Throughout the MBA Marketing course of Digital Marketing 584 at Oregon State University, I was tasked with the assignment of completing a digital marketing certification of my choosing. If you’ve ever taken the time to browse all of the avenues to get certified in this industry, you know that there are many to choose from and it’s difficult to know which one works best for your career goals. After careful consideration and research, I landed on the HubSpot Inbound Marketing Certification.
What made Hubspot’s Inbound Marketing Certification stand out to me?
What drew me to a marketing career in the first place: storytelling and relationship building. To me, a successful marketing campaign is really a great story told by the brand to build long-term connections with its consumers. The Inbound Marketing Certification by HubSpot is all about creating the right content for the right person at the right time in their buyer journey. When you can hit that content sweet spot, your business is perceived as helpful, knowledgeable, trustworthy, and thus the relationship can be formed!
Here’s a brief breakdown of HubSpot’s Inbound Marketing Certification:
The Inbound Marketing Certification is a ten-section course that covers marketing techniques that move consumers down your marketing funnel and range from creating content, using social promotion, converting and nurturing leads, to marketing to your long-term customers. The estimated time of completion for this program is technically four hours through 34 videos and nine quizzes. However, with studying and general time balancing of everyday life, I’d budget at least a week to fully absorb the content. For this part-time student/full-time employee, it took me a little over a week to fit it all in and be ready for the exam.
Some of the basics include I learned include…
The Inbound Methodology. This was drilled into my head throughout the course as a simplified version of the buyer journey or marketing funnel we’re all familiar with. Attract by building trust, engage by discovering more about your consumer, and delight by empowering people to grow with your business as a co-resource.
Creating content and conversation strategy that hits each stage of the methodology. Topics included best practices for optimizing blogs, better conversation strategies on social media, and how to create effective pillar pages and subtopic clusters with a clear call to actions on your website.
Conversion and lead nurturing. Not every sale happens immediately. Optimizing your conversion strategy and creating an effective lead nurturing system allows consumers to easily move down the marketing funnel and coexist with the sales team. Timely feedback between marketing, sales, and customer service teams is essential for these to be successful.
For the full list of course topics, click here.
Should You Take HubSpot’s Inbound Marketing Certifiaction
Overall, I found this certification to be incredibly helpful. Some of the content is familiar if you’ve worked in or studied materials related to digital marketing which makes this program easily digestible, and some of it will provide supplementary value you didn’t know you needed. What really stood out to me about HubSpot’s learning center is the organization of the courses. Sure, I already knew topics like best practices for website optimization, but the way they take all of that information and deliver it through videos, slides, downloadable study guides, and additional blog resources creates a clear path for how inbound marketing all fits together in the bigger picture. My one frustration was that by the end of the course, some of the topics became a bit repetitive, although I can see why because each component is integral and overlays with another topic in the marketing strategy.

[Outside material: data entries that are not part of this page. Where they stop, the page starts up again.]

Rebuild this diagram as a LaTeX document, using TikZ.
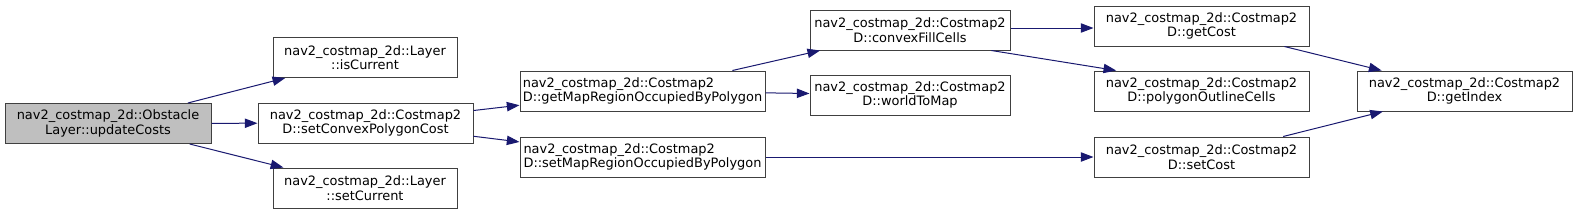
\documentclass[tikz,border=0pt]{standalone}
\usepackage{fontspec}
\setmainfont{DejaVu Sans}
\usetikzlibrary{arrows.meta}

\definecolor{boxgray}{HTML}{404040}
\definecolor{rootgray}{HTML}{BFBFBF}
\definecolor{edgeblue}{HTML}{191970}

\tikzset{
  fn/.style={draw=boxgray, line width=0.75pt, fill=white, minimum height=30pt,
    inner sep=0pt, align=center},
  fnroot/.style={fn, fill=rootgray},
  call/.style={draw=edgeblue, line width=0.75pt,
    -{Triangle[length=9.5pt,width=7pt,fill=edgeblue]}}
}

\begin{document}
\begin{tikzpicture}[x=0.75pt, y=-0.75pt, font=\fontsize{9.7}{10.8}\selectfont]
\def\ns{nav2\_costmap\_2d::}

\fill[white] (0,0) rectangle (1577,215);
\useasboundingbox (0,0) rectangle (1577,215);

% Aanroeper
\node[fnroot, minimum width=154.5pt] (updatecosts) at (108,123.5)
    {\ns Obstacle\\Layer::updateCosts};

% Eerste kolom
\node[fn, minimum width=138pt] (iscurrent) at (365,57.5)
    {\ns Layer\\::isCurrent};
\node[fn, minimum width=161.25pt] (setconvex) at (365.5,123)
    {\ns Costmap2\\D::setConvexPolygonCost};
\node[fn, minimum width=138pt] (setcurrent) at (365,188)
    {\ns Layer\\::setCurrent};

% Tweede kolom
\node[fn, align=left, minimum width=183.75pt] (getmapregion) at (642.5,91)
    {\ns Costmap2\\D::getMapRegionOccupiedByPolygon};
\node[fn, align=left, minimum width=183.75pt] (setmapregion) at (642.5,157)
    {\ns Costmap2\\D::setMapRegionOccupiedByPolygon};

% Derde kolom
\node[fn, minimum width=150pt] (convexfill) at (910,30)
    {\ns Costmap2\\D::convexFillCells};
\node[fn, minimum width=150pt] (worldtomap) at (910,95)
    {\ns Costmap2\\D::worldToMap};

% Vierde kolom
\node[fn, minimum width=161.25pt] (getcost) at (1201.5,26)
    {\ns Costmap2\\D::getCost};
\node[fn, minimum width=161.25pt] (polyoutline) at (1201.5,91)
    {\ns Costmap2\\D::polygonOutlineCells};
\node[fn, minimum width=161.25pt] (setcost) at (1201.5,157)
    {\ns Costmap2\\D::setCost};

% Laatste kolom
\node[fn, minimum width=161.25pt] (getindex) at (1464.5,91)
    {\ns Costmap2\\D::getIndex};

% Aanroepen
\draw[call] (updatecosts) -- (iscurrent);
\draw[call] (updatecosts) -- (setconvex);
\draw[call] (updatecosts) -- (setcurrent);
\draw[call] (setconvex) -- (getmapregion);
\draw[call] (setconvex) -- (setmapregion);
\draw[call] (getmapregion) -- (convexfill);
\draw[call] (getmapregion) -- (worldtomap);
\draw[call] (setmapregion) -- (setcost);
\draw[call] (convexfill.east |- 0,28) -- (getcost.west |- 0,28);
\draw[call] ([xshift=61pt]convexfill.south) -- ([xshift=-64pt]polyoutline.north);
\draw[call] (getcost) -- (getindex);
\draw[call] (setcost) -- (getindex);
\end{tikzpicture}
\end{document}
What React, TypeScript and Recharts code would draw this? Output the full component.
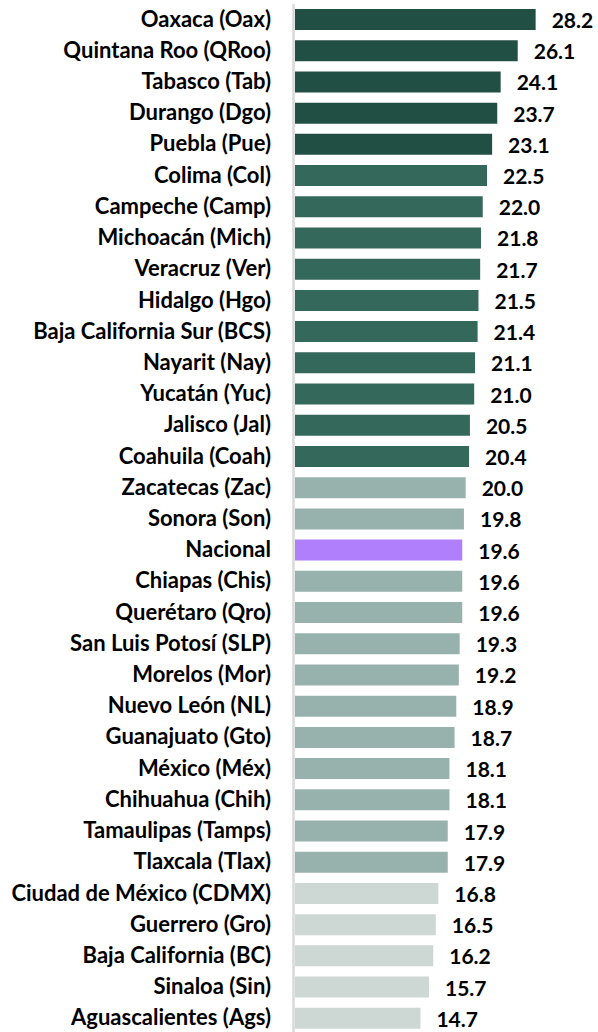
import React from "react";
import { BarChart, Bar, XAxis, YAxis, Cell, LabelList } from "recharts";

const estados = [
  "Oaxaca (Oax)",
  "Quintana Roo (QRoo)",
  "Tabasco (Tab)",
  "Durango (Dgo)",
  "Puebla (Pue)",
  "Colima (Col)",
  "Campeche (Camp)",
  "Michoacán (Mich)",
  "Veracruz (Ver)",
  "Hidalgo (Hgo)",
  "Baja California Sur (BCS)",
  "Nayarit (Nay)",
  "Yucatán (Yuc)",
  "Jalisco (Jal)",
  "Coahuila (Coah)",
  "Zacatecas (Zac)",
  "Sonora (Son)",
  "Nacional",
  "Chiapas (Chis)",
  "Querétaro (Qro)",
  "San Luis Potosí (SLP)",
  "Morelos (Mor)",
  "Nuevo León (NL)",
  "Guanajuato (Gto)",
  "México (Méx)",
  "Chihuahua (Chih)",
  "Tamaulipas (Tamps)",
  "Tlaxcala (Tlax)",
  "Ciudad de México (CDMX)",
  "Guerrero (Gro)",
  "Baja California (BC)",
  "Sinaloa (Sin)",
  "Aguascalientes (Ags)",
];

const valores = [
  28.2, 26.1, 24.1, 23.7, 23.1, 22.5, 22.0, 21.8, 21.7, 21.5, 21.4, 21.1, 21.0,
  20.5, 20.4, 20.0, 19.8, 19.6, 19.6, 19.6, 19.3, 19.2, 18.9, 18.7, 18.1, 18.1,
  17.9, 17.9, 16.8, 16.5, 16.2, 15.7, 14.7,
];

// nivel de cada entidad
const niveles = [
  "alto", "alto", "alto", "alto", "alto",
  "medio", "medio", "medio", "medio", "medio", "medio", "medio", "medio", "medio", "medio",
  "bajo", "bajo", "nacional", "bajo", "bajo", "bajo", "bajo", "bajo", "bajo", "bajo", "bajo", "bajo", "bajo",
  "muyBajo", "muyBajo", "muyBajo", "muyBajo", "muyBajo",
];

const colores: Record<string, string> = {
  alto: "#224f44",
  medio: "#34685b",
  bajo: "#97b2ac",
  nacional: "#b080fc",
  muyBajo: "#cdd8d5",
};

const data = estados.map((nombre, i) => ({ nombre, valor: valores[i], nivel: niveles[i] }));

const FONT = "Lato, 'Noto Sans', sans-serif";

const renderValor = (props: any) => {
  const { x, y, width, height, value } = props;
  return (
    <text
      x={Number(x) + Number(width) + 16}
      y={Number(y) + Number(height) / 2}
      dominantBaseline="central"
      fontFamily={FONT}
      fontWeight={700}
      fontSize={21}
      fill="#000"
    >
      {Number(value).toFixed(1)}
    </text>
  );
};

const EstadoTick = (props: any) => {
  const { x, y, payload } = props;
  return (
    <text
      x={x}
      y={y - 1.5}
      textAnchor="end"
      dominantBaseline="central"
      fontFamily={FONT}
      fontWeight={700}
      fontSize={22}
      fill="#000"
    >
      {payload.value}
    </text>
  );
};

export default function App() {
  return (
    <div style={{ position: "absolute", left: 0, top: 0, width: 598, height: 1032, overflow: "hidden", background: "#fff" }}>
      <BarChart
        width={598}
        height={1034}
        data={data}
        layout="vertical"
        margin={{ top: 4, right: 47, bottom: 0, left: 0 }}
      >
        <XAxis type="number" domain={[0, 30]} hide />
        <YAxis
          type="category"
          dataKey="nombre"
          width={295}
          interval={0}
          tickLine={false}
          tickSize={0}
          tickMargin={24}
          axisLine={{ stroke: "#d9d9d9", strokeWidth: 2.5, transform: "translate(-1.5,0)" }}
          tick={<EstadoTick />}
        />
        <Bar dataKey="valor" barSize={21} isAnimationActive={false}>
          {data.map((d, i) => (
            <Cell key={i} fill={colores[d.nivel]} />
          ))}
          <LabelList dataKey="valor" content={renderValor} />
        </Bar>
      </BarChart>
    </div>
  );
}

On a scale of 1-5, I’d give this course a 5. If you’re starting out in your career and considering taking a digital marketing certification to strengthen your resume, I highly recommend HubSpot’s Inbound Marketing Certification. It is a great starting point for up and coming marketers looking to increase their skillset in a variety of topics. From here, you could easily jump into a social media, email marketing, CRM, SEO, or a sales management certification and be a step ahead. If you’re a more seasoned digital marketer, I still recommend it. It would be an easy way to stay up-to-date with inbound best practices and won’t take you very long to complete. It’s a win-win!